Direction – Skip all pictures, then print the remaining material exactly.

****************************************

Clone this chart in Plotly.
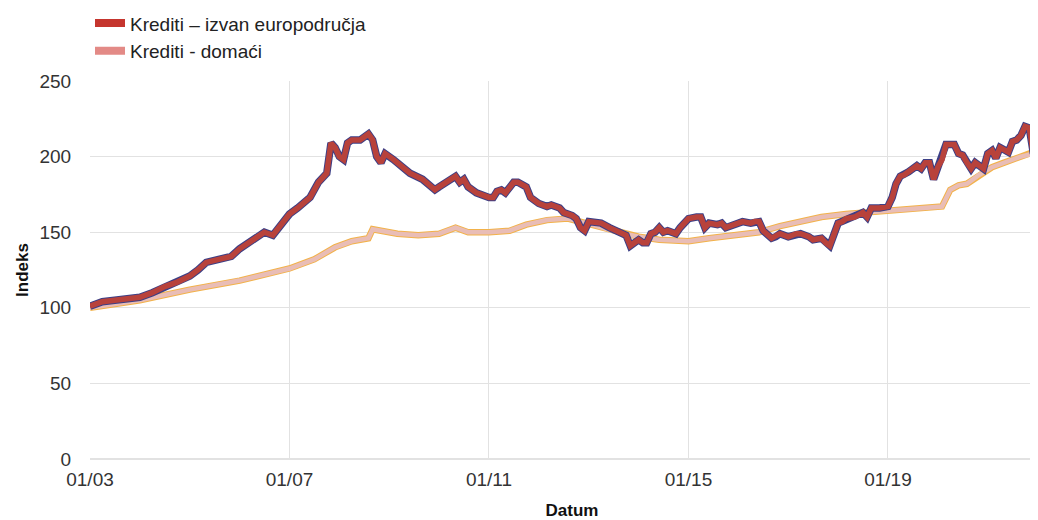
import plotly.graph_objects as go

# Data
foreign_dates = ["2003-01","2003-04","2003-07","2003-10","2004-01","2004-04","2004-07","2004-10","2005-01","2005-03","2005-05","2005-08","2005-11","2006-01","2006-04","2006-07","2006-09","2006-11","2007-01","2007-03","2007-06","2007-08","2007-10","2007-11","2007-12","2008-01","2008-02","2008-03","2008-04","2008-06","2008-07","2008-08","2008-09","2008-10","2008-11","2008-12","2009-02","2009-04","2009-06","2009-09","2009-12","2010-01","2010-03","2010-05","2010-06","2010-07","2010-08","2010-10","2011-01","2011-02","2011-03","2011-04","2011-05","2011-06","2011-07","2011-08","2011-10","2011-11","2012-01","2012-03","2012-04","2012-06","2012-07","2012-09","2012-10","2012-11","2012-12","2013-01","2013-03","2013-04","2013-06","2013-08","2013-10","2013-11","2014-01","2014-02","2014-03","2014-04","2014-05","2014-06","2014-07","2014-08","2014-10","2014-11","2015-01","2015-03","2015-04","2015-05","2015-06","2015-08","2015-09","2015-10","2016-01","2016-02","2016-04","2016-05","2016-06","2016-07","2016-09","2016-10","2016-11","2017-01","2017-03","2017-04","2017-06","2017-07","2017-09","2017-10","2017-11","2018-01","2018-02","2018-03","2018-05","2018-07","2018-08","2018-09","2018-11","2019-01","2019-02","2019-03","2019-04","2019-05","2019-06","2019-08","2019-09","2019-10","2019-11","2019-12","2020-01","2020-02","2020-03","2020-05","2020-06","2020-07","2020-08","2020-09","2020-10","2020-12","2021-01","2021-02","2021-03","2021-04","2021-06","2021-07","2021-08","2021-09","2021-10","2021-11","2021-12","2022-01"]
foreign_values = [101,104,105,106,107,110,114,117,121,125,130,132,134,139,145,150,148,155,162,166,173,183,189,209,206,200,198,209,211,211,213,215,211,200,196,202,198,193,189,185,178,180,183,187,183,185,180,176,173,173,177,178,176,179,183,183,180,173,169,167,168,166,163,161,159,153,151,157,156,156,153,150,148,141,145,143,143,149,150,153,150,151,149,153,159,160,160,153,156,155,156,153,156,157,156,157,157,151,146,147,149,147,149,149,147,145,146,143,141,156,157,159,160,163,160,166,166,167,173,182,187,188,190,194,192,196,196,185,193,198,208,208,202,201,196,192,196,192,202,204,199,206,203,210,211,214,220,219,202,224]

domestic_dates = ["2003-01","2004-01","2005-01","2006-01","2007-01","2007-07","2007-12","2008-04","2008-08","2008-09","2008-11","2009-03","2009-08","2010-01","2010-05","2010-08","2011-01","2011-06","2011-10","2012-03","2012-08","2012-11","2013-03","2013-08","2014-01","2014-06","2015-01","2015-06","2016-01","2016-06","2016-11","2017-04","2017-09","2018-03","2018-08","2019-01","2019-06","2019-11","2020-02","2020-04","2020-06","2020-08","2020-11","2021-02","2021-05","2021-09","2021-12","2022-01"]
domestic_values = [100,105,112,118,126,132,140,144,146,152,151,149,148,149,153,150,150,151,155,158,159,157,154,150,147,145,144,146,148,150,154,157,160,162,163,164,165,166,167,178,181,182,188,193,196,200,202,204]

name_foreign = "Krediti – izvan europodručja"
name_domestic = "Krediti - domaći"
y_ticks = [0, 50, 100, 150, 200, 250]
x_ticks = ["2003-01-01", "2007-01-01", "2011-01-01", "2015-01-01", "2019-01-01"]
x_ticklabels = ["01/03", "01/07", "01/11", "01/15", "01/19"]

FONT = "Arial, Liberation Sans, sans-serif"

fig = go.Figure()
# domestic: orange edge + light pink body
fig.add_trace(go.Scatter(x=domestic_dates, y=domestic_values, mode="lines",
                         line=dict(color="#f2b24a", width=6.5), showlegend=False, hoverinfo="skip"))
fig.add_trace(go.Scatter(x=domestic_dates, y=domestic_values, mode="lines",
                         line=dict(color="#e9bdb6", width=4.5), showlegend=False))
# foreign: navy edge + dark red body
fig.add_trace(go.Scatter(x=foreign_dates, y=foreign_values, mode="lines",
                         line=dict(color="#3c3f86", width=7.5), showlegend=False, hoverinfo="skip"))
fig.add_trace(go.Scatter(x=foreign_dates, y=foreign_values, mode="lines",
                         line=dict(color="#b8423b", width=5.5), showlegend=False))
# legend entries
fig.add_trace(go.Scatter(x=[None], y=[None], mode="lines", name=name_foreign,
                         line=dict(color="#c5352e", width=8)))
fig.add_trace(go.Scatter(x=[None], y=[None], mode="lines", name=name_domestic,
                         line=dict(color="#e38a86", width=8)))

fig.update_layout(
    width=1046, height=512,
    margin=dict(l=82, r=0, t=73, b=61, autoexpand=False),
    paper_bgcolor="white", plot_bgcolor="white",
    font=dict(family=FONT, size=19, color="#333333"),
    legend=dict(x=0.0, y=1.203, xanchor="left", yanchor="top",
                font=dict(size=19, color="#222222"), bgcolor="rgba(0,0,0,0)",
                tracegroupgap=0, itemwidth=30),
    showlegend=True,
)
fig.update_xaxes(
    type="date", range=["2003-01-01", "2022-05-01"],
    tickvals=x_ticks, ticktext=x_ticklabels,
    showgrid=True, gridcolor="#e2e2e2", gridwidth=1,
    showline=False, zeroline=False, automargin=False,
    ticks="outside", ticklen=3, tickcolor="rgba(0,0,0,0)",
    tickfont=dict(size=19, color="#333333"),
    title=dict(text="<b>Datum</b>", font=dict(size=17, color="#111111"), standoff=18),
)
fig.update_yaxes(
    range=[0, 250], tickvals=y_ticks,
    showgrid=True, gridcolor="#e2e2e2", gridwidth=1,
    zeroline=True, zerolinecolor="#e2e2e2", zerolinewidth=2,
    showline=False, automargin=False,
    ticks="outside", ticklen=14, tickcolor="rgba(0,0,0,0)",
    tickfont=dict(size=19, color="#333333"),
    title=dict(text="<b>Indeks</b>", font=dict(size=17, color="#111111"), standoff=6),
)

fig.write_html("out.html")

****************************************

The output –
Clone this chart in Plotly.
import plotly.graph_objects as go

# Data
foreign_dates = ["2003-01","2003-04","2003-07","2003-10","2004-01","2004-04","2004-07","2004-10","2005-01","2005-03","2005-05","2005-08","2005-11","2006-01","2006-04","2006-07","2006-09","2006-11","2007-01","2007-03","2007-06","2007-08","2007-10","2007-11","2007-12","2008-01","2008-02","2008-03","2008-04","2008-06","2008-07","2008-08","2008-09","2008-10","2008-11","2008-12","2009-02","2009-04","2009-06","2009-09","2009-12","2010-01","2010-03","2010-05","2010-06","2010-07","2010-08","2010-10","2011-01","2011-02","2011-03","2011-04","2011-05","2011-06","2011-07","2011-08","2011-10","2011-11","2012-01","2012-03","2012-04","2012-06","2012-07","2012-09","2012-10","2012-11","2012-12","2013-01","2013-03","2013-04","2013-06","2013-08","2013-10","2013-11","2014-01","2014-02","2014-03","2014-04","2014-05","2014-06","2014-07","2014-08","2014-10","2014-11","2015-01","2015-03","2015-04","2015-05","2015-06","2015-08","2015-09","2015-10","2016-01","2016-02","2016-04","2016-05","2016-06","2016-07","2016-09","2016-10","2016-11","2017-01","2017-03","2017-04","2017-06","2017-07","2017-09","2017-10","2017-11","2018-01","2018-02","2018-03","2018-05","2018-07","2018-08","2018-09","2018-11","2019-01","2019-02","2019-03","2019-04","2019-05","2019-06","2019-08","2019-09","2019-10","2019-11","2019-12","2020-01","2020-02","2020-03","2020-05","2020-06","2020-07","2020-08","2020-09","2020-10","2020-12","2021-01","2021-02","2021-03","2021-04","2021-06","2021-07","2021-08","2021-09","2021-10","2021-11","2021-12","2022-01"]
foreign_values = [101,104,105,106,107,110,114,117,121,125,130,132,134,139,145,150,148,155,162,166,173,183,189,209,206,200,198,209,211,211,213,215,211,200,196,202,198,193,189,185,178,180,183,187,183,185,180,176,173,173,177,178,176,179,183,183,180,173,169,167,168,166,163,161,159,153,151,157,156,156,153,150,148,141,145,143,143,149,150,153,150,151,149,153,159,160,160,153,156,155,156,153,156,157,156,157,157,151,146,147,149,147,149,149,147,145,146,143,141,156,157,159,160,163,160,166,166,167,173,182,187,188,190,194,192,196,196,185,193,198,208,208,202,201,196,192,196,192,202,204,199,206,203,210,211,214,220,219,202,224]

domestic_dates = ["2003-01","2004-01","2005-01","2006-01","2007-01","2007-07","2007-12","2008-04","2008-08","2008-09","2008-11","2009-03","2009-08","2010-01","2010-05","2010-08","2011-01","2011-06","2011-10","2012-03","2012-08","2012-11","2013-03","2013-08","2014-01","2014-06","2015-01","2015-06","2016-01","2016-06","2016-11","2017-04","2017-09","2018-03","2018-08","2019-01","2019-06","2019-11","2020-02","2020-04","2020-06","2020-08","2020-11","2021-02","2021-05","2021-09","2021-12","2022-01"]
domestic_values = [100,105,112,118,126,132,140,144,146,152,151,149,148,149,153,150,150,151,155,158,159,157,154,150,147,145,144,146,148,150,154,157,160,162,163,164,165,166,167,178,181,182,188,193,196,200,202,204]

name_foreign = "Krediti – izvan europodručja"
name_domestic = "Krediti - domaći"
y_ticks = [0, 50, 100, 150, 200, 250]
x_ticks = ["2003-01-01", "2007-01-01", "2011-01-01", "2015-01-01", "2019-01-01"]
x_ticklabels = ["01/03", "01/07", "01/11", "01/15", "01/19"]

FONT = "Arial, Liberation Sans, sans-serif"

fig = go.Figure()
# domestic: orange edge + light pink body
fig.add_trace(go.Scatter(x=domestic_dates, y=domestic_values, mode="lines",
                         line=dict(color="#f2b24a", width=6.5), showlegend=False, hoverinfo="skip"))
fig.add_trace(go.Scatter(x=domestic_dates, y=domestic_values, mode="lines",
                         line=dict(color="#e9bdb6", width=4.5), showlegend=False))
# foreign: navy edge + dark red body
fig.add_trace(go.Scatter(x=foreign_dates, y=foreign_values, mode="lines",
                         line=dict(color="#3c3f86", width=7.5), showlegend=False, hoverinfo="skip"))
fig.add_trace(go.Scatter(x=foreign_dates, y=foreign_values, mode="lines",
                         line=dict(color="#b8423b", width=5.5), showlegend=False))
# legend entries
fig.add_trace(go.Scatter(x=[None], y=[None], mode="lines", name=name_foreign,
                         line=dict(color="#c5352e", width=8)))
fig.add_trace(go.Scatter(x=[None], y=[None], mode="lines", name=name_domestic,
                         line=dict(color="#e38a86", width=8)))

fig.update_layout(
    width=1046, height=512,
    margin=dict(l=82, r=0, t=73, b=61, autoexpand=False),
    paper_bgcolor="white", plot_bgcolor="white",
    font=dict(family=FONT, size=19, color="#333333"),
    legend=dict(x=0.0, y=1.203, xanchor="left", yanchor="top",
                font=dict(size=19, color="#222222"), bgcolor="rgba(0,0,0,0)",
                tracegroupgap=0, itemwidth=30),
    showlegend=True,
)
fig.update_xaxes(
    type="date", range=["2003-01-01", "2022-05-01"],
    tickvals=x_ticks, ticktext=x_ticklabels,
    showgrid=True, gridcolor="#e2e2e2", gridwidth=1,
    showline=False, zeroline=False, automargin=False,
    ticks="outside", ticklen=3, tickcolor="rgba(0,0,0,0)",
    tickfont=dict(size=19, color="#333333"),
    title=dict(text="<b>Datum</b>", font=dict(size=17, color="#111111"), standoff=18),
)
fig.update_yaxes(
    range=[0, 250], tickvals=y_ticks,
    showgrid=True, gridcolor="#e2e2e2", gridwidth=1,
    zeroline=True, zerolinecolor="#e2e2e2", zerolinewidth=2,
    showline=False, automargin=False,
    ticks="outside", ticklen=14, tickcolor="rgba(0,0,0,0)",
    tickfont=dict(size=19, color="#333333"),
    title=dict(text="<b>Indeks</b>", font=dict(size=17, color="#111111"), standoff=6),
)

fig.write_html("out.html")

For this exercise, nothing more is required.